Amanda LHERMITTE est née dans un petit village de
Seine-Maritime, Servaville-Salmonville, le 15 février 1875. Elle est
la fille d'Eugène, un charpentier dont les ascendants œuvraient
comme charrons ou charpentiers dans le Pays de Bray.
Peu de temps après la naissance d'Amanda, la
famille s'installe à Igoville, dans l'Eure.

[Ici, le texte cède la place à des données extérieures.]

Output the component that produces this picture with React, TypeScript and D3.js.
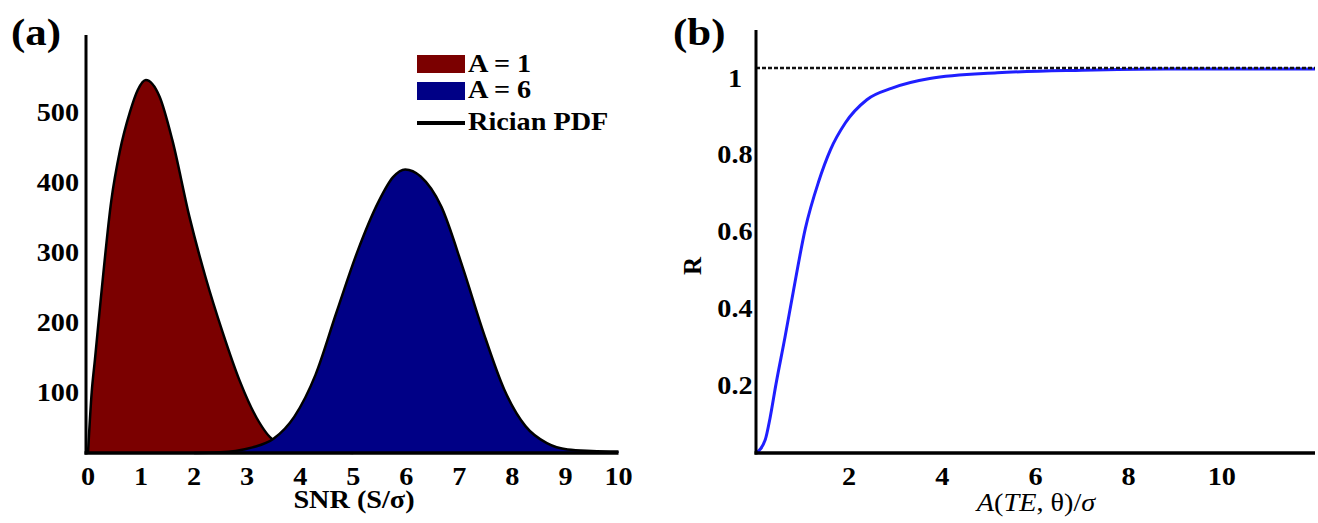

Son père décède
brutalement suite à un grave incident sur son chantier : un arbre
qu'il abattait s'est écrasé sur la voie ferrée, il a tout fait
pour le dégager afin d'éviter un grave accident, mais ces fortes
émotions lui ont coûté la vie.
Amanda devient couturière et à l'âge de 26 ans,
elle épouse Adolphe SAMSON, courtier, le 19 octobre 1901. Le couple
s'installe à Petit-Quevilly. Ils auront cinq fils, Georges, Maurice,
René, Fernand et Roger.
En 1914, à l'âge de 38 ans, Adolphe est mobilisé
au 22e RIT. Il succombera à ses blessures à Doullens, dans la
Somme, le 8 octobre 1914.
Mon arrière-grand-mère Amanda est restée seule
avec ses cinq fils à élever. Mon grand-père, Maurice m'a dit un
jour que tout ce qui lui était revenu de son mari, c'était un petit
porte-monnaie que lui avait réexpédié la Caisse des Dépôts et
Consignations, dans lequel elle avait trouvé deux sous.
Amanda a élevé ses cinq enfants à la mesure de la
force de son caractère et de son courage comme les milliers de
veuves de guerre ont élevé les milliers d'orphelins qu'a laissés
cette immonde boucherie. Les veuves de guerre ont été très
tardivement aidées par l'État.
Mon grand-père et ses quatre frères n'ont été
reconnus "Pupilles de la Nation" qu'en 1921.
Maurice a commencé à travailler très tôt, parce
qu'il fallait faire bouillir la marmite de la famille et parce que la
France manquait des bras des hommes sacrifiés. À quatorze ans il
conduisait le camion d'un limonadier pour assurer des livraisons, en
marche arrière pour grimper la rue de la Fontaine Sainte-Marie à
Rouen parce qu'en première, le camion ne montait pas !
Il sort quand même de l'école Industrielle avec un
CAP d'ajusteur et entre au sein d'une grande entreprise
pétrochimique, d'abord comme réparateur de pompe à essence, puis
avançant dans les échelons il terminera sa carrière comme
responsable à la sécurité industrielle.
Au cours de mes recherches, mon père m'a appris que
le nom d'Adolphe SAMSON ne figurait pas sur le Monument aux Morts de
Petit-Quevilly. Je suis allée vérifier et effectivement son nom n'y
est pas gravé. À la mairie, il est inscrit sur le registre
spécifique des "Morts pour la France", son acte de décès
à Doullens a été retranscrit dans les registres d’État Civil.
Mon grand-père avait dit à mon père que pour le
nom du soldat mort ou disparu soit inscrit il fallait payer, ou
cotiser à une souscription, ce que mon arrière-grand-mère et ses
fils ont refusé de faire. Et comme je les comprends !!! Une horreur
de plus : la guerre fauche un mari et un père et il faudrait encore
payer pour qu'il lui soit rendu hommage !
Ce que sa famille a obtenu, en payant ou pas, je ne
sais pas, c'est que son corps soit inhumé au carré des corps
restitués du cimetière municipal de Petit-Quevilly où Amanda est
venue le rejoindre 40 ans plus tard en 1954.